In fact, the 23-year-old doesn’t even consider the recent month of struggles the worst stretch of his career.

“2014 probably,” Bogaerts said, “yeah I had a terrible, terrible few months -- probably three months.”

That was of course the season a lot came into question surrounding the now All-Star shortstop, so he was pretty spot on. In 2014 Bogaerts went from hitting .304 through 5/31, to .248 by the end of June, .244 after his last game in July, all the way down to .224 by the last day of August.

Bogaerts would hit .313 that September and finish with a .240 average -- but more importantly, an appreciation of what he’d experienced.

“That definitely helped me become a better person, a better player -- and understanding from that and learning,” Bogaerts said.

From that experience, he gained a better understanding of the importance of maintaining a consistent day-to-day routine.

“That has to stay the same,” Bogaerts said without question in his voice. “The league adjusted, they adjusted to me. It kind of took a longer time to adjust to them. They’ve just been pitching me so differently compared to other years.”

Bogaerts has had the point reinforced to him throughout, with Red Sox assistant hitting coach Victor Rodriguez serving as one voice of reinforcement.

“When you have a routine from the mental side, physical side, when you struggle that’s when you really need that,” Rodriguez said. “He’s been so good with his daily preparation, it doesn’t matter the result of the game. He can always go to something that feels comfortable.”
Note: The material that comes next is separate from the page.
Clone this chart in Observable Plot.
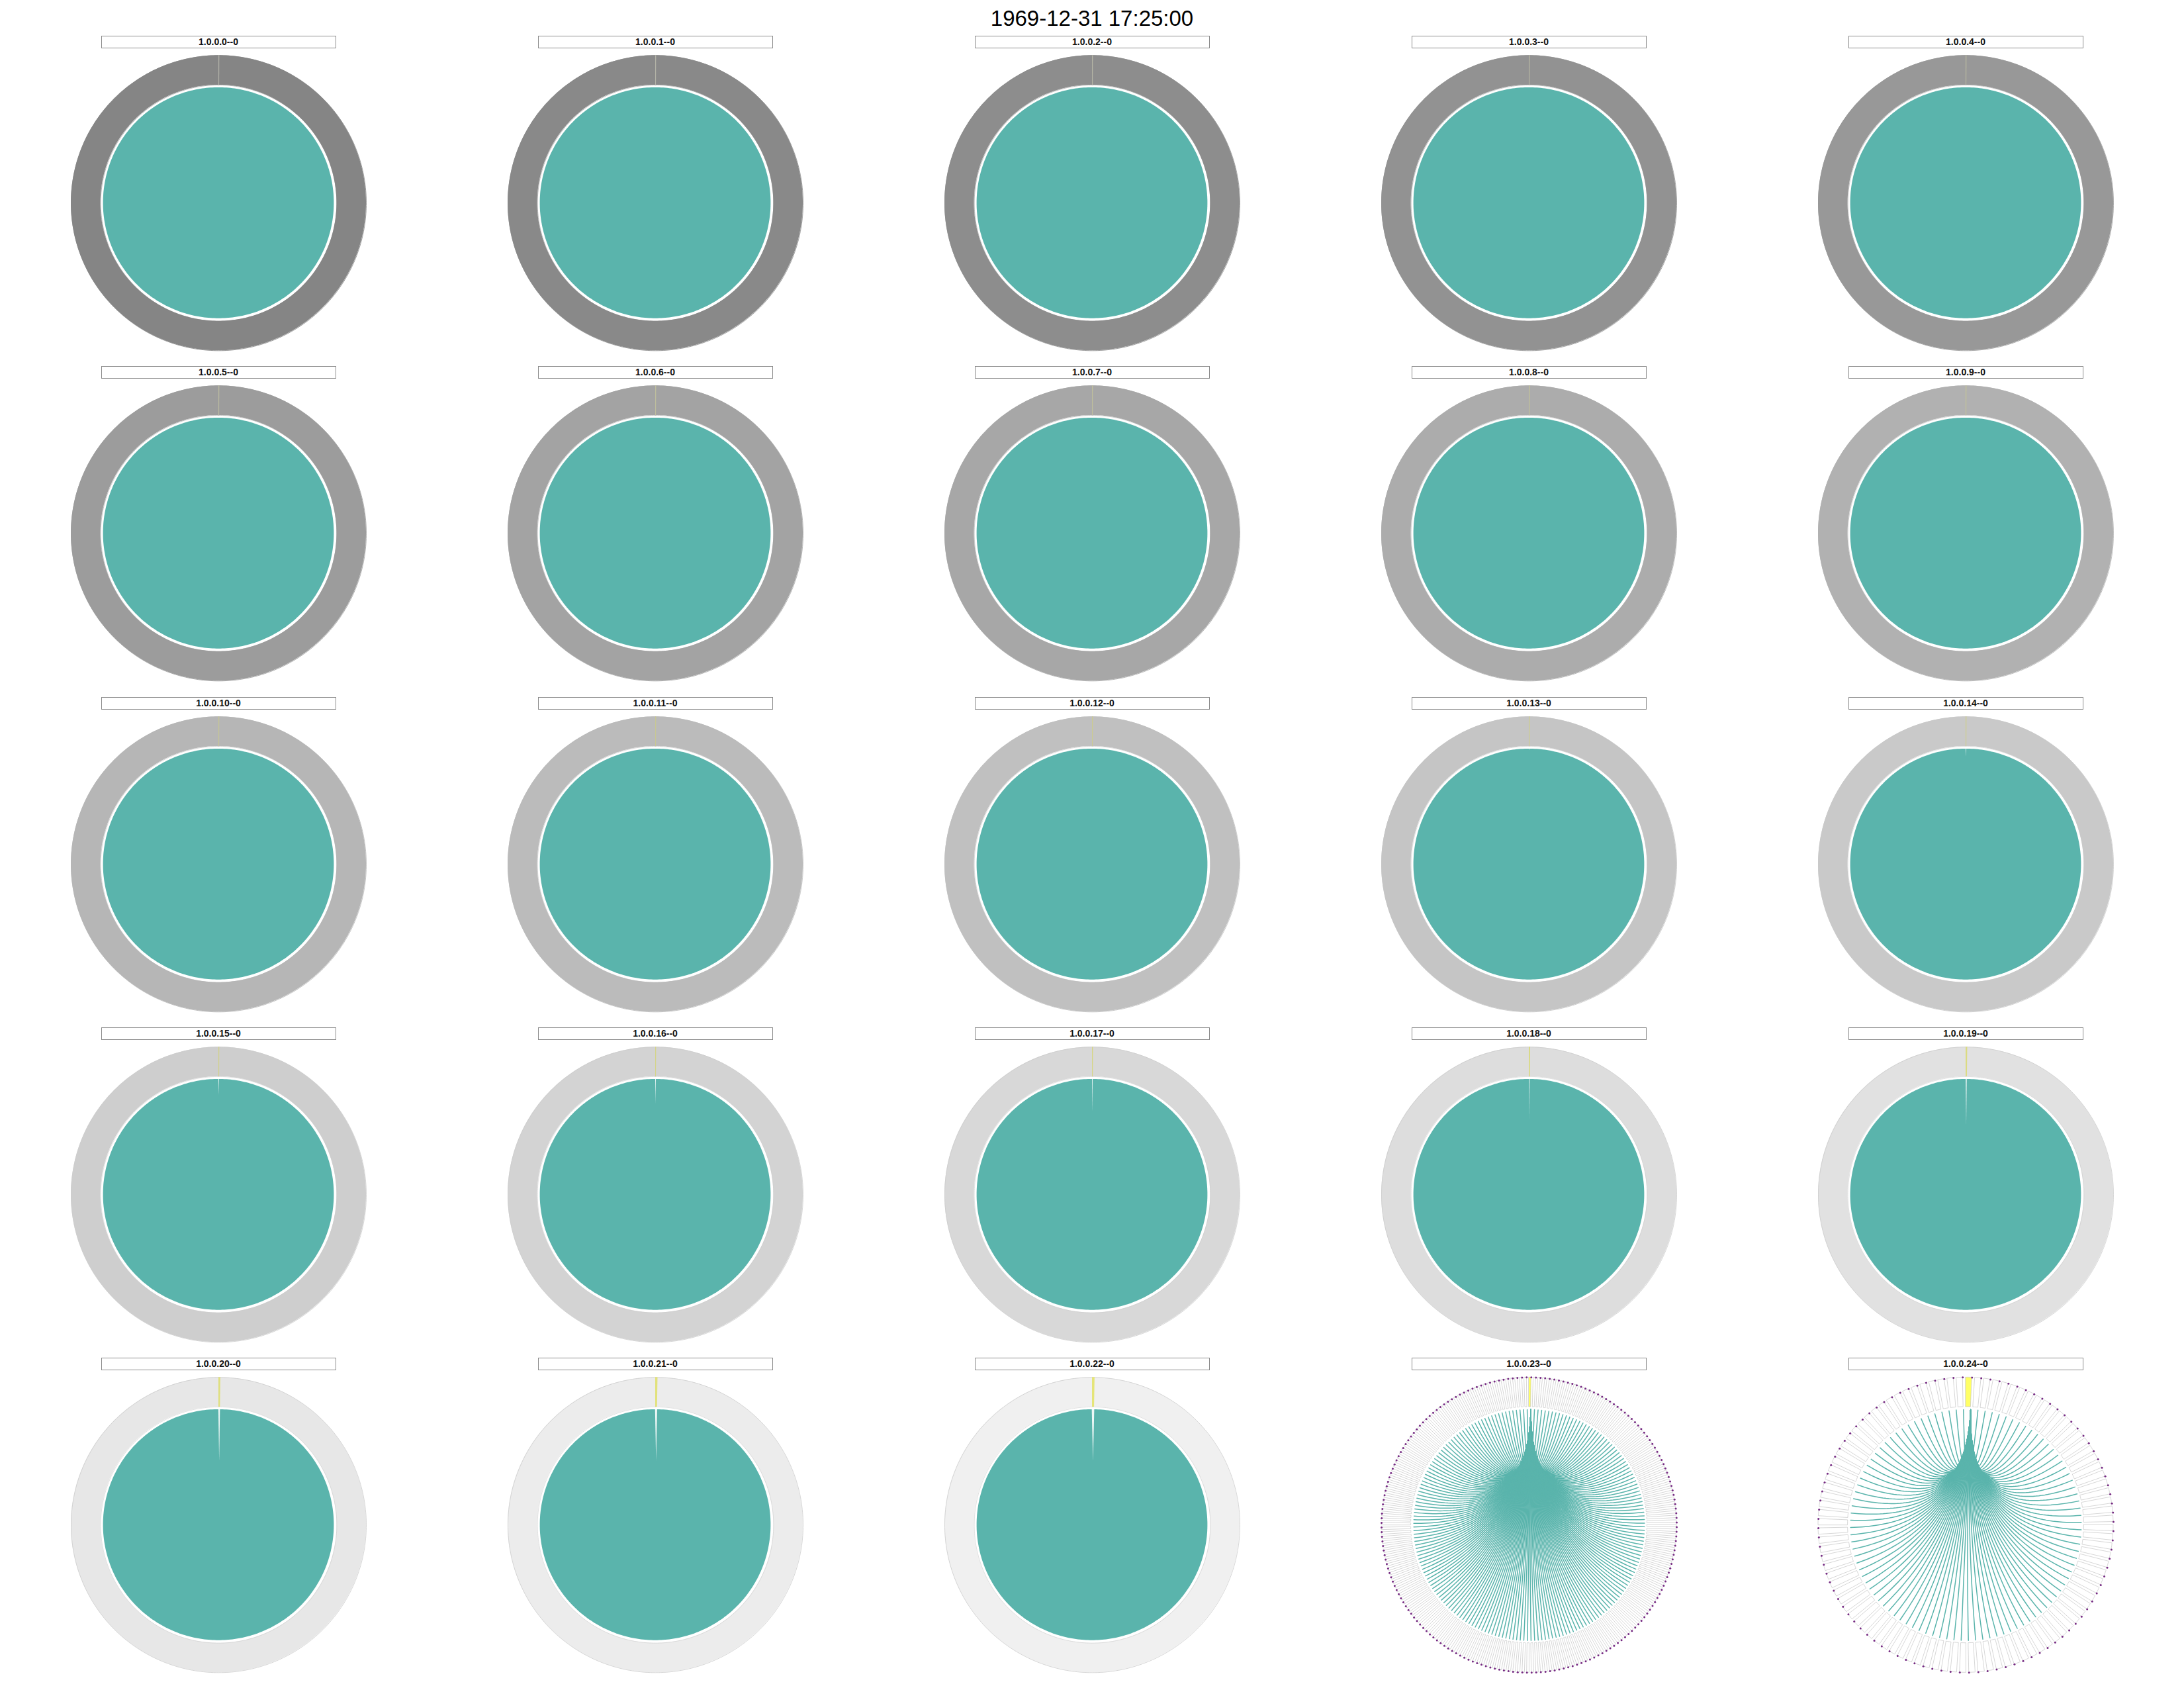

“He’s been so comfortable and confident with his daily routine and preparation that it allows him -- when he doesn’t get the results he wants in the game -- to have some peace knowing that the next day, we’re going to go back to doing that again.”

It’s clear Bogaerts needs to maintain his daily routine to help work through slumps -- and maintain hot streaks -- but Rodriguez made it clear, consistent preparation from a hitter doesn’t magically cure every problem.

“That doesn’t mean that because you stick with the routine you’re going to have results,” Rodriguez said. “What it means is, [because] you know and believe in that routine that you know you’re going to get out of it.”

Which means in addition to sticking to his normal routine, Bogaerts also had to identify flaws elsewhere in order work through his problems. He came to realize the problem was more mechanically based than mental -- given he’d done everything to address that.

“They pitched me differently, and some stuff I wanted to do with the ball I couldn’t do,” Bogaerts said. “I just continued doing it until I had to make the adjustment back.”

Bogaerts isn’t fully out of the dark, but he’s taken steps in the right direction of late -- and is nowhere near the skid he experienced in 2014. He and Rodriguez fully believe the All-Star’s ability to maintain a clear mind will carry him through whatever troubles he’s presented with the rest of the way.

“The more stuff you have in you’re head is probably not going to help your chances,” Bogaerts explained, “so have a clear mind -- but also have the trust in your swing that you’re going to put a good swing on [the pitch] regardless of whatever the count is.”